NEW FOOD MAGAZINE WELCOMES PRODUCT PLACEMENTS
'Relish' Offers Advertisers Opportunity to Buy Into Editorial Content
The 20-page issue (including covers) does include eight-and-a-half ad pages from marketers including Campbell Soup, Weight Watchers and Dell, but its recipes and staff-recommended products are pure editorial.
'Still on the table'
“That’s OK for us,” said Dick Porter, president-CEO, the Publishing Group of America, which created Relish and already publishes another newspaper ride-along, American Profile. “At launch it’s really about getting into the system.” As for paid placement in editorial, a big no-no at the American Society of Magazine Editors, Mr. Porter said: “It’s still on the table.”

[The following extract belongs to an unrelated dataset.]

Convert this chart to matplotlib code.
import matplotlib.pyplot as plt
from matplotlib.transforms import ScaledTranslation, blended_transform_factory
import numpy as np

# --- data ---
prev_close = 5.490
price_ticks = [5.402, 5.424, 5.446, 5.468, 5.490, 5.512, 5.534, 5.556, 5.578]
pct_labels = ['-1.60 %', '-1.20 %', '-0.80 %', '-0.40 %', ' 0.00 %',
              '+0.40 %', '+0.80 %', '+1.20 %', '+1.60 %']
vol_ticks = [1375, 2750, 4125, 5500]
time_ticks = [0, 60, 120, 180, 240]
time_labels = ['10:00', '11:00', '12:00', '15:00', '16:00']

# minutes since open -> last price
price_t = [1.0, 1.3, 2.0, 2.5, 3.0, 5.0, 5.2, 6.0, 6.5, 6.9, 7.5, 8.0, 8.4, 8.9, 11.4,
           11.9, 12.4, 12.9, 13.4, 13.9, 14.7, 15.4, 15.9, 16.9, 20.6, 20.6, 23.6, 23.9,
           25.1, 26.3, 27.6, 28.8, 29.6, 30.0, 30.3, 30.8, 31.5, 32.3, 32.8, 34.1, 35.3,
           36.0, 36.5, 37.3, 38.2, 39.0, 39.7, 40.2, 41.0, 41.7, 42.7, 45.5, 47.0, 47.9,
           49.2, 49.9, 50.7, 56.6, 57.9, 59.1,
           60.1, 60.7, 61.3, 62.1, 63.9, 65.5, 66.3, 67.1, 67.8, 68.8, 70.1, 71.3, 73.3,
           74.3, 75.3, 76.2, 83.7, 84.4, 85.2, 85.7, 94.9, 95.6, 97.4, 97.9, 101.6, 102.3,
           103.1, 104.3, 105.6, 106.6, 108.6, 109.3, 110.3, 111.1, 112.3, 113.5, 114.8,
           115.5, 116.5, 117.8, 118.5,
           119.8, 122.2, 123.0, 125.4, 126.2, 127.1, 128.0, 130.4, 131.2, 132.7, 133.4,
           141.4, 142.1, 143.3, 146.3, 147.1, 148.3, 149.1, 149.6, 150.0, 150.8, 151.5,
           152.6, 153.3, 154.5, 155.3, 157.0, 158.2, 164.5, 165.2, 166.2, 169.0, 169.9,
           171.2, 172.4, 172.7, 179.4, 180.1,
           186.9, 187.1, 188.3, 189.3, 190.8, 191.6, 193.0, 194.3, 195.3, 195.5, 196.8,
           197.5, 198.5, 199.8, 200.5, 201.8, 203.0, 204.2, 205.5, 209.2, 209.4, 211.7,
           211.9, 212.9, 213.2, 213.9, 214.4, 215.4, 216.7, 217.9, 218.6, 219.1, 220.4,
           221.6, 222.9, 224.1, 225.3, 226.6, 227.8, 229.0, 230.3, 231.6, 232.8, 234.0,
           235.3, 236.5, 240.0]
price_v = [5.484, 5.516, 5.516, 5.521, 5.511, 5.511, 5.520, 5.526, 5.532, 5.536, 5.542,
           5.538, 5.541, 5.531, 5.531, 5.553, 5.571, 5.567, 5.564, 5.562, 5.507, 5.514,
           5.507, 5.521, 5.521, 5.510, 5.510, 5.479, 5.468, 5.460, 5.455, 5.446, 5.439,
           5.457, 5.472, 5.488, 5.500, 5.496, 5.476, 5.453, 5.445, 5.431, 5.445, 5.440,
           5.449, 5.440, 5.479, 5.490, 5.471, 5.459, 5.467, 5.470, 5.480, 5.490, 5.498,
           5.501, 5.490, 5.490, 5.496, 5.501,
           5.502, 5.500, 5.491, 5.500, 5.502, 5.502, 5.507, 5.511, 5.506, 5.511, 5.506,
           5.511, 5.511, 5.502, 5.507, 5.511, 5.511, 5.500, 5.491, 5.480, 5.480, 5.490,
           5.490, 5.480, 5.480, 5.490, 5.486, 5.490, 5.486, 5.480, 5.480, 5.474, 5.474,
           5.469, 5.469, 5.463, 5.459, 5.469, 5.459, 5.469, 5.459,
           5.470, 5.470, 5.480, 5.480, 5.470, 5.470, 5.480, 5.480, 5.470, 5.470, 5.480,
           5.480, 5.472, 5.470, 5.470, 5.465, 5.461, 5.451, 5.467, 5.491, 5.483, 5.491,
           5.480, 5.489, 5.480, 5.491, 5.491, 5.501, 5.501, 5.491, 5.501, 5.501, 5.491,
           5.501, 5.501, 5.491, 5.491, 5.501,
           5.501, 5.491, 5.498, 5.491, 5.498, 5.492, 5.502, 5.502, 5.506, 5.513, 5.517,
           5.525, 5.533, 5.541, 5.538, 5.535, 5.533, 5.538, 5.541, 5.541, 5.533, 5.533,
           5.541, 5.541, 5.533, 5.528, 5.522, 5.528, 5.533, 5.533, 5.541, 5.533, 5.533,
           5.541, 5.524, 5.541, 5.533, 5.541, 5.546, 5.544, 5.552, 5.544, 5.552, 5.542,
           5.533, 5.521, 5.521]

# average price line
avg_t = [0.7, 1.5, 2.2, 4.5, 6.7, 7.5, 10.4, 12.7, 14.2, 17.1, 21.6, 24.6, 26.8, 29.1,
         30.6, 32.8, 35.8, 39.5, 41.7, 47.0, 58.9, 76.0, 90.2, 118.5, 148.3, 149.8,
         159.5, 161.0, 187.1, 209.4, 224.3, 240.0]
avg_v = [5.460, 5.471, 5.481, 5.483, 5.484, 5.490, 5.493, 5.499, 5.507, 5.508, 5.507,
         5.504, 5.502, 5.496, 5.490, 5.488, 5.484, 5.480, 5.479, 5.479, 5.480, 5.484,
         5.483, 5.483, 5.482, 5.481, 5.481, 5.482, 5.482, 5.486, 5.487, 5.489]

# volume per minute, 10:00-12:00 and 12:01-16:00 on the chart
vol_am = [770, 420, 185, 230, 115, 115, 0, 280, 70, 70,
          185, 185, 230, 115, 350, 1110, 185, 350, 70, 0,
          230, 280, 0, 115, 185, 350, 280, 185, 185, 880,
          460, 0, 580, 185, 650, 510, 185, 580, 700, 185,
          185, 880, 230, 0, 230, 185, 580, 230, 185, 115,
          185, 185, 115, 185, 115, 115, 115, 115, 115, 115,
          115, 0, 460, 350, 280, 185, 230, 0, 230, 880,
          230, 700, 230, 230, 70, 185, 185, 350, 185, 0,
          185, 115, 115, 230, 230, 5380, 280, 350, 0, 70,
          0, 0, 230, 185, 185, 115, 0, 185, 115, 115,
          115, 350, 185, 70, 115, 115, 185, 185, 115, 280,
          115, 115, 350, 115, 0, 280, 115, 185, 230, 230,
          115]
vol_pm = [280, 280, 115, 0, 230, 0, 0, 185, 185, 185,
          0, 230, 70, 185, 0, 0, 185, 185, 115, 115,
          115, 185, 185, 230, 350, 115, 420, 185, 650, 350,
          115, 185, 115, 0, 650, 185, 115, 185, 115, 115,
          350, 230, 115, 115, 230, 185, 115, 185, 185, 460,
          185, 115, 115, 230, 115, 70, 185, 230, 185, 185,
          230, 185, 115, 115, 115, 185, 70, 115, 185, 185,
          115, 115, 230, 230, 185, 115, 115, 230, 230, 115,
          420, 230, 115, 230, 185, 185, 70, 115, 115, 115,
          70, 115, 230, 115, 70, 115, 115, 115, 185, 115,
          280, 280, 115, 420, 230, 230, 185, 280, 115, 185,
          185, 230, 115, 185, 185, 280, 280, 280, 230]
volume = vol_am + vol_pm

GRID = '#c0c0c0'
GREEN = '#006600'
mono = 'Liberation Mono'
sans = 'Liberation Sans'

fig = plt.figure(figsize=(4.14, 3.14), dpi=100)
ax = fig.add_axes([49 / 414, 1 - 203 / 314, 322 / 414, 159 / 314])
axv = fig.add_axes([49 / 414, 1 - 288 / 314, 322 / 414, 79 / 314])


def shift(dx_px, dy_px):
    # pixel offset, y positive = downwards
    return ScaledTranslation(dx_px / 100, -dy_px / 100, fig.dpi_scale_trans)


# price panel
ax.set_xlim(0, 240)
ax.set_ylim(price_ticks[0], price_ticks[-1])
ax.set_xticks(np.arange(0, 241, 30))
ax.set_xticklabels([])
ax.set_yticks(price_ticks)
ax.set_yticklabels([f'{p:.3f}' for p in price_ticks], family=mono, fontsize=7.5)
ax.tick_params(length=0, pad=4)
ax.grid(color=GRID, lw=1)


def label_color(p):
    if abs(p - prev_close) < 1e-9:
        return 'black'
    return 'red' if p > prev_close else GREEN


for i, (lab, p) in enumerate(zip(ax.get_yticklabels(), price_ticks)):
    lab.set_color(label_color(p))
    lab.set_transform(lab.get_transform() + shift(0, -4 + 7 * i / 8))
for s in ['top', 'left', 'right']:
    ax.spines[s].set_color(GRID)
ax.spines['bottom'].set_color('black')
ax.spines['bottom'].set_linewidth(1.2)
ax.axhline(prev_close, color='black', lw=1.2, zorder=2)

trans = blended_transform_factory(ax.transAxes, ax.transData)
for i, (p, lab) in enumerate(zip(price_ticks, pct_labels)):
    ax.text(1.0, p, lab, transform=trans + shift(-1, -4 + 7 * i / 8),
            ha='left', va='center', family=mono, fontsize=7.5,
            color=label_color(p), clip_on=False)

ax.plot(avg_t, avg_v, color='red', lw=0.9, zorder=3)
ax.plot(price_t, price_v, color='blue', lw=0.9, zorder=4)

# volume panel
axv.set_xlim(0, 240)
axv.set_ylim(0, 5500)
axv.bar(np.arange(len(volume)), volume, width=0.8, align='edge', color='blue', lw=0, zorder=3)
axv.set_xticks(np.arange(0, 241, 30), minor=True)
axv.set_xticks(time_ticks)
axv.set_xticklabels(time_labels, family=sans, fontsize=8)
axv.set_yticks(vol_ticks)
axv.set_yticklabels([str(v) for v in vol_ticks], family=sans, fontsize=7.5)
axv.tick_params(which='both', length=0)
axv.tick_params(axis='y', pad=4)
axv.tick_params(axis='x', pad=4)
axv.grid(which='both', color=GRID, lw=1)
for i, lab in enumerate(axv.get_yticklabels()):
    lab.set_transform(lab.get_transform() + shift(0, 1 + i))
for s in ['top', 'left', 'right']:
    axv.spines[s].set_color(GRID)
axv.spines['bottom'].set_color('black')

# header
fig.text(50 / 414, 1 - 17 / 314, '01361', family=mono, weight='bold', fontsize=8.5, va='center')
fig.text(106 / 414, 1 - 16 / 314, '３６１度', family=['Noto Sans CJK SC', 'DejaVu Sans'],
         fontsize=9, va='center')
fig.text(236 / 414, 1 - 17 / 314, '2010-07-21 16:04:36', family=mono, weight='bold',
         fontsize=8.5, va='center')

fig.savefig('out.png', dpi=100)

Relish may yet find some takers, not just because some advertisers want to explore the idea -- Campell Soup said in July that it would consider such deals if they were seamless and reached an attractive enough audience. The magazine has also overdelivered in its debut, signing up more than 300 newspapers to carry it for a total distribution above 6.8 million.
Rate base increase
“We sold against a rate base of 6 million,” Mr. Porter said, which means its first advertisers received extra exposure to the tune of 800,000 copies. The magazine will now raise its rate base -- the circulation that publishers guarantee to advertisers -- to 6.8 million and consider raising it again in the fall.
Relish also lends new heat to the newspaper supplement category, which lacks the buzz and prestige of, say, Vogue. Goliaths Parade and USA Weekend have been slugging it out for more than 20 years (longer if you count Family Weekend, which Gannett bought and renamed USA Weekend in 1985). Parade has a distribution of 34.2 million, while USA Weekend distributes 22.2 million copies. But the Publishing Group added American Profile to the mix in 2000, successfully targeting underserved rural markets (mainly C and D counties) to build distribution to 6.5 million. Then Time Inc. brought Life back as a newspaper supplement in 2004, receiving mixed reviews but achieving distribution of 12 million.

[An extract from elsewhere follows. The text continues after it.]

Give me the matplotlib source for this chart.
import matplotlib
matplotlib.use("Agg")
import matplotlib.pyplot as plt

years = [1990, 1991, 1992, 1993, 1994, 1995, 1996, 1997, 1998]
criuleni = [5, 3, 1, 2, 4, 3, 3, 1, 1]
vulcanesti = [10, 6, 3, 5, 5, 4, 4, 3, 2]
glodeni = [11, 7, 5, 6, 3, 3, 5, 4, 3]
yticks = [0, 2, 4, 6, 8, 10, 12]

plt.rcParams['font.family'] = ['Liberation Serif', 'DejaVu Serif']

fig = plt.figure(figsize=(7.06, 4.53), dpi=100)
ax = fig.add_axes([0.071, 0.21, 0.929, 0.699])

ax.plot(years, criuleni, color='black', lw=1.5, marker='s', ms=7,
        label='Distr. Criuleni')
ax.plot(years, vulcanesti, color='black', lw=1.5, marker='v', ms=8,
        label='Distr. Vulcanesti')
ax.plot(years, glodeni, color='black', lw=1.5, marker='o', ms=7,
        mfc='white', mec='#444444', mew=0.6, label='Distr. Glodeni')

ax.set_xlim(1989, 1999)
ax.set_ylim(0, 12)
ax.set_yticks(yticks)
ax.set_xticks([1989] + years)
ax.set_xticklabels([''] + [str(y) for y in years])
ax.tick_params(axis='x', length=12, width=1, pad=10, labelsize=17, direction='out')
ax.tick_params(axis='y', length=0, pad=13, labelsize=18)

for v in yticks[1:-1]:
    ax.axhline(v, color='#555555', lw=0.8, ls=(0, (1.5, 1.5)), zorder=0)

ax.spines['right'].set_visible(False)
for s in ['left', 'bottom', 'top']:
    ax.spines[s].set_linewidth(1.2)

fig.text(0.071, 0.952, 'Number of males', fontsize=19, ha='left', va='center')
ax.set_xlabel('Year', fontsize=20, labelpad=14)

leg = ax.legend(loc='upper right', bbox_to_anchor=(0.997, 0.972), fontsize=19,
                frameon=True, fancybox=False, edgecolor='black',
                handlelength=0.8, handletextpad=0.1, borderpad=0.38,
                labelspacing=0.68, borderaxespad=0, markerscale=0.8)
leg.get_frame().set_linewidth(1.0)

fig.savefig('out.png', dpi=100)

To keep the Relish brand in front of readers in between monthly issues, the magazine is offering additional content to its host newspapers to run as columns. Its publisher also hopes to capitalize on its arrival on Wednesdays, a day on which many papers run expanded food editorial and advertising.
Like any new publication these days, Relish may spread beyond its origin on the printed page. Its Web site is live and offers electronic newsletters; Mr. Porter said he believes the brand will eventually enter TV and book publishing as well.
“The sooner we get the consumer totally engaged with the brand the better,” he said.